Participants were satisfied with the supplement, adherence exceeded 90 percent, with no reported side effects. Grip strength testing showed a strong trend toward improvement in male participants, consistent with enhanced mitochondrial energy availability and better muscular performance.

 

Why It Matters – The Science of Endurance & Mitochondrial Function:

Mitochondria sit at the center of both surgical recovery and athletic performance. They convert nutrients—carbohydrates, fats, and proteins—into ATP, the body’s universal energy currency. When mitochondria function efficiently, the body can sustain higher workloads, utilize oxygen more effectively, and recover faster from exertion or injury. This is the primary objective of progressive workload endurance or strength training, as well as prehab before surgery.


Each mitochondrial measure in this study connects directly to familiar performance and recovery concepts:

Basal respiration reflects how much oxygen the cell consumes at rest to maintain its essential functions. Higher basal respiration translates to greater aerobic efficiency and improved baseline energy turnover—similar to how endurance athletes maintain elevated metabolic activity between bouts of training. For athletes basal respiration also translates to glycogen sparing, which means more efficient carbohydrate energy utilization. During lower intensity aerobic exercise, muscle cells rely primarily on fat reserves. But as duration & effort increase, fast-acting carbohydrates stored as glycogen are called on to supplement energy demands and those reserves deplete quickly. "Sparing glycogen" means the body becomes more efficient at utilizing oxygen and fat to sustain aerobic exercise before depleting more limited carbohydrate resources.

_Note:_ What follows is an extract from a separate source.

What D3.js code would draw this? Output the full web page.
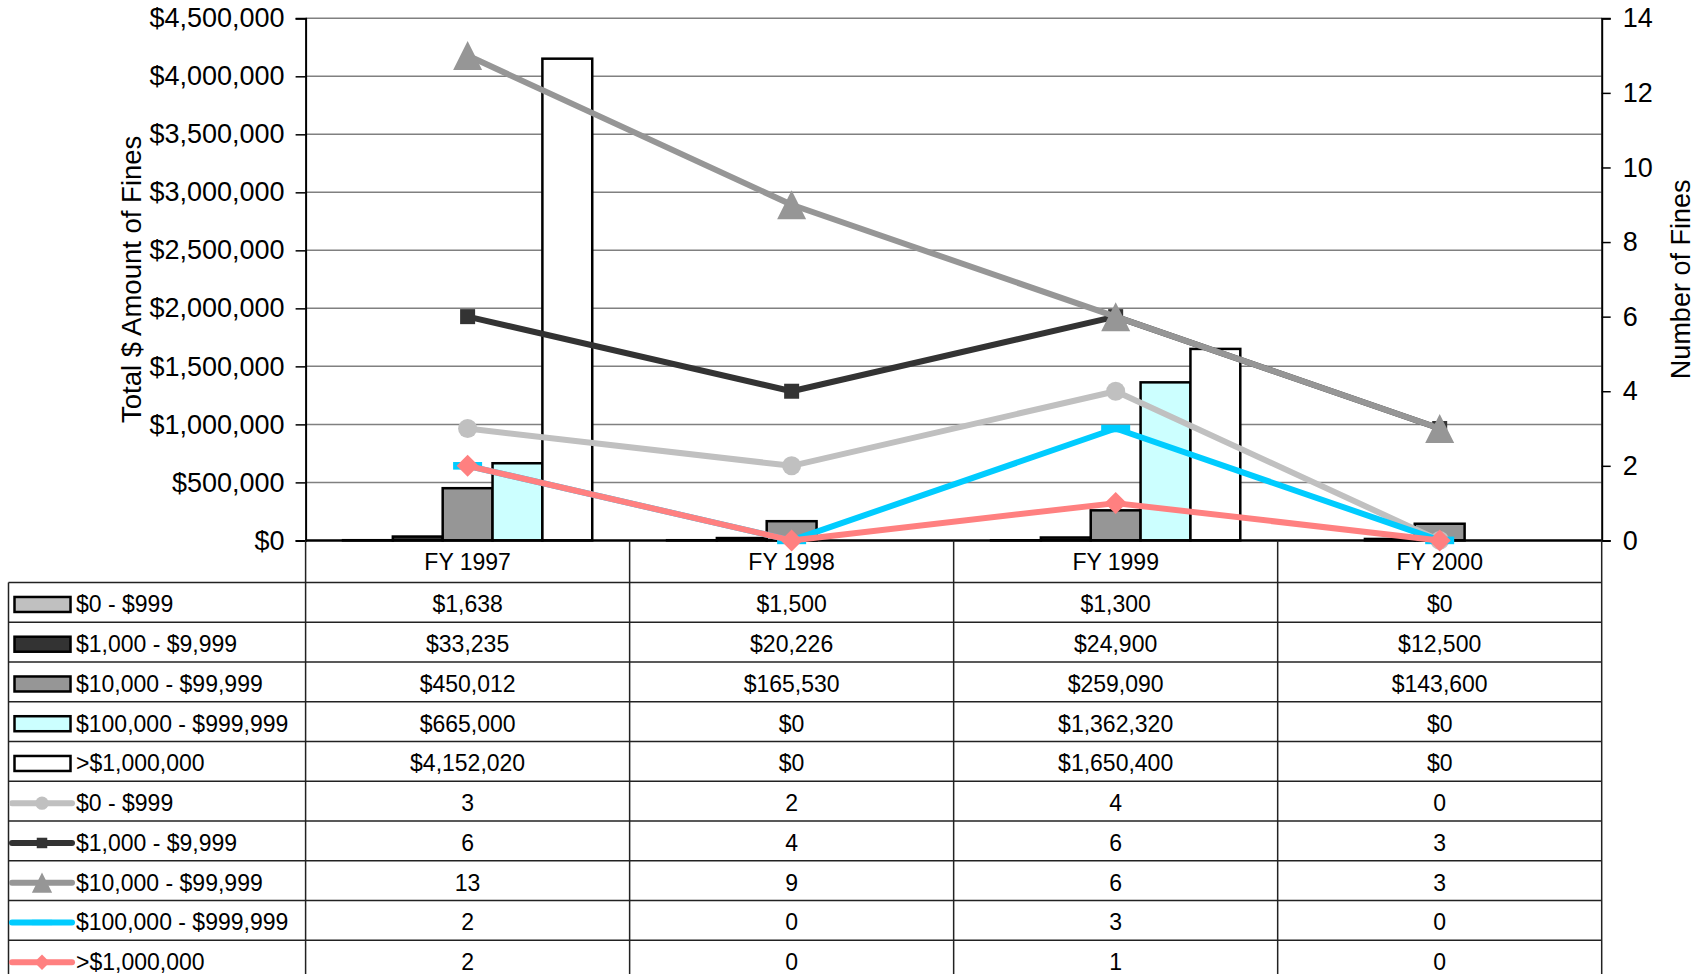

ATP production represents the mitochondria’s direct output of usable energy. In practical terms, this correlates with power and stamina. Cells that generate more ATP recover muscle contractility faster and maintain energy stability during stress, which can mean improved performance for both surgical patients and endurance athletes alike.

Reserve capacity measures the ability of mitochondria to ramp up energy output under stress. A nearly 50 percent increase in reserve capacity means cells were significantly better prepared to handle oxidative or metabolic stress—conditions that mirror the physiological demands of VO₂ max training, high-intensity intervals, or recovery from exertion as well as post-operative recovery.

 

Implications of This Research:

In athletes, more resilient cells are more effective at utilizing energy resources, and meeting the energetic demands of strenuous activity or other environmental stressors. For an endurance athlete these processes boil down to greater oxygen utilization, fat oxidation, and glycogen sparing during sustained activity. Improved mitochondrial reserve allows tissues to buffer oxidative stress and delay fatigue, enabling longer, higher-quality efforts and faster adaptation to training loads.

For older adults, these changes represent more than energy—they translate to resilience. Enhanced mitochondrial function supports muscle preservation, immune regulation, and cognitive clarity during the stress of surgery or illness.

In both populations, boosting mitochondrial performance improves the body’s ability to use oxygen efficiently, manage oxidative stress, and recover from metabolic strain. These are the same adaptive pathways that Freak Shake and Grit Fuel were designed to support through a combination of plant-based flavanols and metabolic cofactors.